§ **Problem description**
Pictures stay out. Extract the lines below from the first one through the line with "(149.5,360.5) rectangle (887.5,1019.5);", both included.

§ **Data lines**
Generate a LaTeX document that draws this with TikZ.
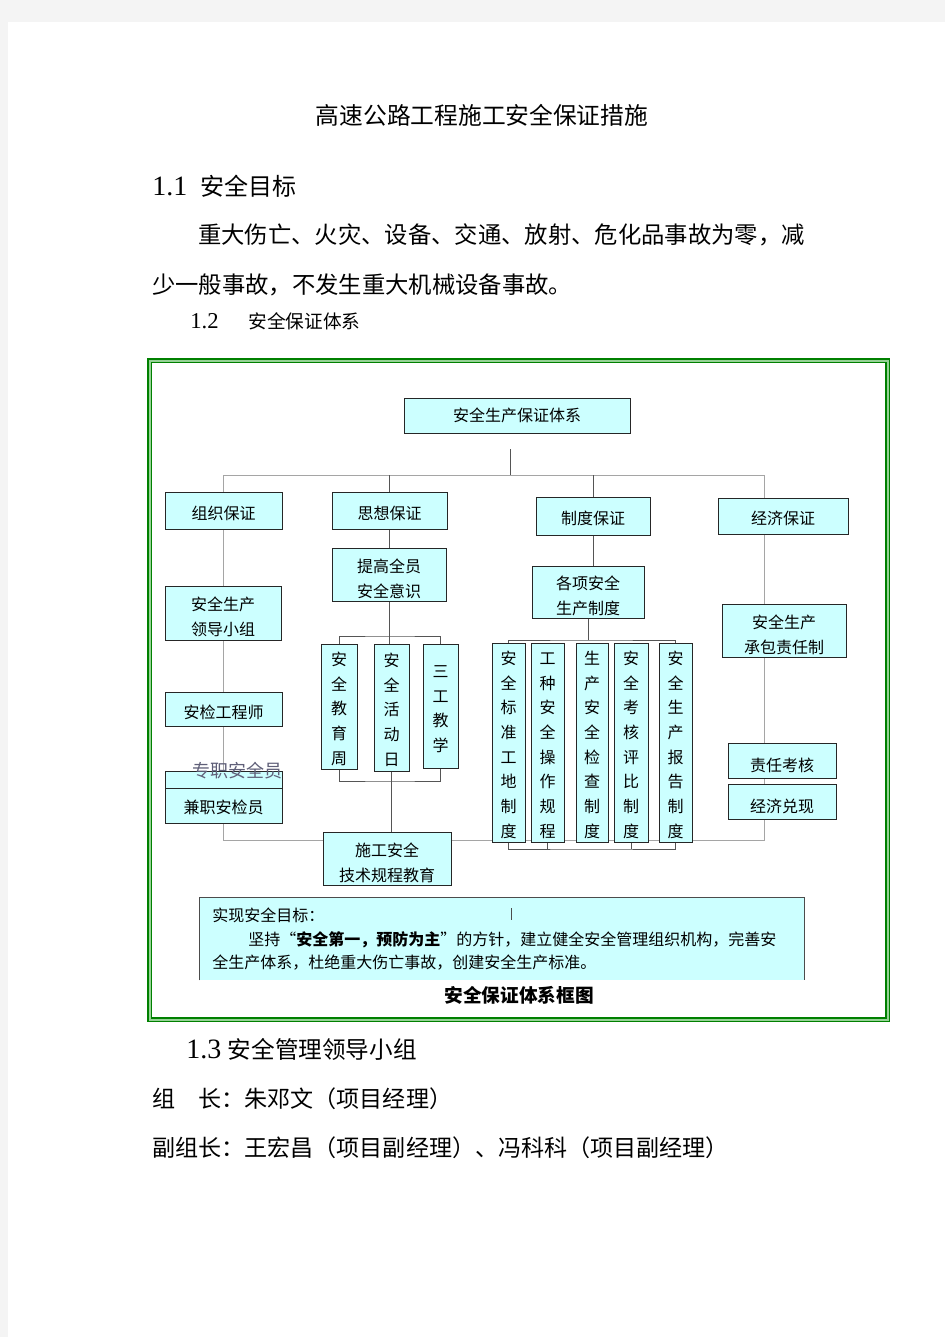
\documentclass[tikz,border=0pt]{standalone}
\usepackage{fontspec}
\newfontfamily\cjk{Noto Sans CJK SC}
\newfontfamily\numfont{Liberation Serif}

\definecolor{boxcyan}{RGB}{204,255,255}
\definecolor{linkgray}{RGB}{165,165,165}
\definecolor{linkdark}{RGB}{85,85,85}
\definecolor{framegreen}{RGB}{0,128,0}
\definecolor{framelight}{RGB}{150,210,150}
\definecolor{pagegray}{RGB}{244,244,244}
\definecolor{ghost}{RGB}{95,95,120}

\pgfdeclarelayer{paper}
\pgfdeclarelayer{wires}
\pgfsetlayers{paper,wires,main}

\newcommand\boxfont{\cjk\fontsize{12}{18.5}\selectfont}
\newcommand\bodyfont{\cjk\fontsize{17.5}{24}\selectfont}
\newcommand\txtdrop[1]{\rule{0pt}{#1}}

\tikzset{every picture/.style={line width=0.75pt}}

\begin{document}
\begin{tikzpicture}[x=0.75pt,y=0.75pt,yscale=-1,xscale=1,
  box/.style={draw=black!85,fill=boxcyan,inner sep=0pt,align=center,font=\boxfont},
  boxsize/.style 2 args={minimum width=#1*0.75pt,minimum height=#2*0.75pt},
  lower/.style={execute at begin node={\rule{0pt}{#1}}},
  plain/.style={anchor=west,inner sep=0pt},
  link/.style={draw=linkgray},
  dlink/.style={draw=linkdark}]

	\useasboundingbox (0,0) rectangle (945,1337);
	\begin{pgfonlayer}{paper}
	%Shape: Page
	\fill[pagegray] (0,0) rectangle (945,1337);
	\fill[white] (8,22) rectangle (945,1337);
	\end{pgfonlayer}

	% Text Node
	\node[font=\cjk\fontsize{17.8}{20}\selectfont] (title) at (482,115) {高速公路工程施工安全保证措施};
	% Text Node
	\node[plain,font=\cjk\fontsize{18}{20}\selectfont] (sec11) at (152,186) {{\numfont\fontsize{21}{22}\selectfont 1.1}\hspace{9.75pt}安全目标};
	% Text Node
	\node[plain,font=\bodyfont] (para1) at (198,235) {重大伤亡、火灾、设备、交通、放射、危化品事故为零，减};
	% Text Node
	\node[plain,font=\bodyfont] (para2) at (152,285) {少一般事故，不发生重大机械设备事故。};
	% Text Node
	\node[plain,font=\cjk\fontsize{14}{16}\selectfont] (sec12) at (190,321) {{\numfont\fontsize{17}{18}\selectfont 1.2}\hspace{22.5pt}安全保证体系};

	%Shape: Frame
	\draw[draw=framegreen,double=framelight,double distance=1.5pt,line width=1.2pt] (149.5,360.5) rectangle (887.5,1019.5);

	%Shape: Boxes, top levels
	\node[box,boxsize={226}{35}] (root) at (517,415.5) {安全生产保证体系};
	\node[box,lower=15pt,boxsize={117}{37}] (zuzhi) at (223.5,510.5) {组织保证};
	\node[box,lower=15pt,boxsize={115}{37}] (sixiang) at (389.5,510.5) {思想保证};
	\node[box,lower=14pt,boxsize={114}{38}] (zhidu) at (593,516) {制度保证};
	\node[box,lower=14pt,boxsize={130}{36}] (jingji) at (783,516) {经济保证};
	\node[box,boxsize={116}{54}] (lingdao) at (223,613) {\txtdrop{16.5pt}安全生产\\领导小组};
	\node[box,boxsize={114}{53}] (tigao) at (389,574.5) {\txtdrop{16.5pt}提高全员\\安全意识};
	\node[box,boxsize={112}{52}] (gexiang) at (588,592) {\txtdrop{16.5pt}各项安全\\生产制度};
	\node[box,boxsize={124}{53}] (chengbao) at (784,630.5) {\txtdrop{16.5pt}安全生产\\承包责任制};

	%Shape: Boxes, left column
	\node[box,lower=15pt,boxsize={117}{34}] (anjian) at (223.5,709) {安检工程师};
	\node[box,boxsize={117}{52}] (jianzhi) at (223.5,797) {};
	\draw[draw=black!85] (165,788) -- (282,788);
	\node[font=\boxfont] (jianzhiT) at (223.5,807) {兼职安检员};
	\node[font=\cjk\fontsize{13.5}{15}\selectfont,text=ghost] (zhuanzhi) at (237,771) {专职安全员};

	%Shape: Boxes, education
	\node[box,boxsize={36}{125}] (jiaoyu) at (339,706.5) {\txtdrop{13.5pt}安\\全\\教\\育\\周};
	\node[box,boxsize={35}{127}] (huodong) at (391.5,707.5) {\txtdrop{13.5pt}安\\全\\活\\动\\日};
	\node[box,boxsize={35}{124}] (sangong) at (440.5,706) {\txtdrop{13.5pt}三\\工\\教\\学};
	\node[box,boxsize={128}{53}] (shigong) at (387,858.5) {\txtdrop{16.5pt}施工安全\\技术规程教育};

	%Shape: Boxes, rules
	\node[box,boxsize={33}{199}] (zd1) at (508.5,742.5) {\txtdrop{13.5pt}安\\全\\标\\准\\工\\地\\制\\度};
	\node[box,boxsize={33}{199}] (zd2) at (547.5,742.5) {\txtdrop{13.5pt}工\\种\\安\\全\\操\\作\\规\\程};
	\node[box,boxsize={32}{199}] (zd3) at (592,742.5) {\txtdrop{13.5pt}生\\产\\安\\全\\检\\查\\制\\度};
	\node[box,boxsize={34}{199}] (zd4) at (631,742.5) {\txtdrop{13.5pt}安\\全\\考\\核\\评\\比\\制\\度};
	\node[box,boxsize={33}{199}] (zd5) at (675.5,742.5) {\txtdrop{13.5pt}安\\全\\生\\产\\报\\告\\制\\度};

	%Shape: Boxes, right column
	\node[box,lower=17pt,boxsize={108}{35}] (zeren) at (782,760.5) {责任考核};
	\node[box,lower=17pt,boxsize={108}{35}] (duixian) at (782,801.5) {经济兑现};

	%Shape: Goal box
	\node[fill=boxcyan,inner sep=0pt,boxsize={604}{82}] (goal) at (502,939) {};
	\draw[draw=black!70] (goal.south west) -- (goal.north west) -- (goal.north east) -- (goal.south east);
	\draw[draw=black!70] (511,908) -- (511,920);
	% Text Node
	\node[plain,font=\boxfont] (goalA) at (212,915) {实现安全目标：};
	% Text Node
	\node[plain,font=\boxfont] (goalB) at (248,940) {坚持\makebox[1em][r]{“}{\bfseries 安全第一，预防为主}\makebox[1em][l]{”}的方针，建立健全安全管理组织机构，完善安};
	% Text Node
	\node[plain,font=\boxfont] (goalC) at (212,963) {全生产体系，杜绝重大伤亡事故，创建安全生产标准。};
	% Text Node
	\node[font=\cjk\bfseries\fontsize{14}{16}\selectfont] (caption) at (519,995) {安全保证体系框图};

	% Text Node
	\node[plain,font=\cjk\fontsize{17.7}{20}\selectfont] (sec13) at (186,1049) {{\numfont\fontsize{21}{22}\selectfont 1.3}\hspace{5pt}安全管理领导小组};
	% Text Node
	\node[plain,font=\cjk\fontsize{17.3}{20}\selectfont] (zuzhang) at (152,1099) {组　长：朱邓文（项目经理）};
	% Text Node
	\node[plain,font=\cjk\fontsize{17.3}{20}\selectfont] (fuzu) at (152,1148) {副组长：王宏昌（项目副经理）、冯科科（项目副经理）};

	\begin{pgfonlayer}{wires}
	\coordinate (stem) at (510,449);
	\coordinate (bus) at (510,475);
	\coordinate (rline) at (764,475);
	\coordinate (floor) at (226,840);
	%Straight Lines: main bus and outer loop
	\draw[dlink] (stem) -- (bus);
	\draw[link] (zuzhi.north) |- (rline) -- (rline |- floor) -| (zuzhi.south);
	\draw[dlink] (sixiang.north) -- (sixiang.north |- bus);
	\draw[dlink] (zhidu.north) -- (zhidu.north |- bus);
	%Straight Lines: education branch
	\coordinate (tbar) at (390,636);
	\coordinate (bbar) at (390,781);
	\draw[dlink] (sixiang.south) -- (sixiang.south |- tigao.north);
	\draw[dlink] (tigao.south) -- (tigao.south |- huodong.north);
	\draw[dlink] (jiaoyu.north) |- (tbar) -| (sangong.north);
	\draw[dlink] (jiaoyu.south) |- (bbar) -| (sangong.south);
	\draw[dlink] (huodong.south) -- (huodong.south |- shigong.north);
	%Straight Lines: rules branch
	\coordinate (zbar) at (591,640);
	\coordinate (zfoot) at (591,849);
	\draw[dlink] (zhidu.south) -- (zhidu.south |- gexiang.north);
	\draw[dlink] (gexiang.south) -- (gexiang.south |- zbar);
	\draw[dlink] (zd1.north) |- (zbar) -| (zd5.north);
	\draw[dlink] (zd1.south) |- (zfoot) -| (zd5.south);
	\draw[dlink] (zd2.south) -- (zd2.south |- zfoot);
	\draw[dlink] (zd4.south) -- (zd4.south |- zfoot);
	\end{pgfonlayer}

\end{tikzpicture}
\end{document}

§ **Worked answer**
Generate a LaTeX document that draws this with TikZ.
\documentclass[tikz,border=0pt]{standalone}
\usepackage{fontspec}
\newfontfamily\cjk{Noto Sans CJK SC}
\newfontfamily\numfont{Liberation Serif}

\definecolor{boxcyan}{RGB}{204,255,255}
\definecolor{linkgray}{RGB}{165,165,165}
\definecolor{linkdark}{RGB}{85,85,85}
\definecolor{framegreen}{RGB}{0,128,0}
\definecolor{framelight}{RGB}{150,210,150}
\definecolor{pagegray}{RGB}{244,244,244}
\definecolor{ghost}{RGB}{95,95,120}

\pgfdeclarelayer{paper}
\pgfdeclarelayer{wires}
\pgfsetlayers{paper,wires,main}

\newcommand\boxfont{\cjk\fontsize{12}{18.5}\selectfont}
\newcommand\bodyfont{\cjk\fontsize{17.5}{24}\selectfont}
\newcommand\txtdrop[1]{\rule{0pt}{#1}}

\tikzset{every picture/.style={line width=0.75pt}}

\begin{document}
\begin{tikzpicture}[x=0.75pt,y=0.75pt,yscale=-1,xscale=1,
  box/.style={draw=black!85,fill=boxcyan,inner sep=0pt,align=center,font=\boxfont},
  boxsize/.style 2 args={minimum width=#1*0.75pt,minimum height=#2*0.75pt},
  lower/.style={execute at begin node={\rule{0pt}{#1}}},
  plain/.style={anchor=west,inner sep=0pt},
  link/.style={draw=linkgray},
  dlink/.style={draw=linkdark}]

	\useasboundingbox (0,0) rectangle (945,1337);
	\begin{pgfonlayer}{paper}
	%Shape: Page
	\fill[pagegray] (0,0) rectangle (945,1337);
	\fill[white] (8,22) rectangle (945,1337);
	\end{pgfonlayer}

	% Text Node
	\node[font=\cjk\fontsize{17.8}{20}\selectfont] (title) at (482,115) {高速公路工程施工安全保证措施};
	% Text Node
	\node[plain,font=\cjk\fontsize{18}{20}\selectfont] (sec11) at (152,186) {{\numfont\fontsize{21}{22}\selectfont 1.1}\hspace{9.75pt}安全目标};
	% Text Node
	\node[plain,font=\bodyfont] (para1) at (198,235) {重大伤亡、火灾、设备、交通、放射、危化品事故为零，减};
	% Text Node
	\node[plain,font=\bodyfont] (para2) at (152,285) {少一般事故，不发生重大机械设备事故。};
	% Text Node
	\node[plain,font=\cjk\fontsize{14}{16}\selectfont] (sec12) at (190,321) {{\numfont\fontsize{17}{18}\selectfont 1.2}\hspace{22.5pt}安全保证体系};

	%Shape: Frame
	\draw[draw=framegreen,double=framelight,double distance=1.5pt,line width=1.2pt] (149.5,360.5) rectangle (887.5,1019.5);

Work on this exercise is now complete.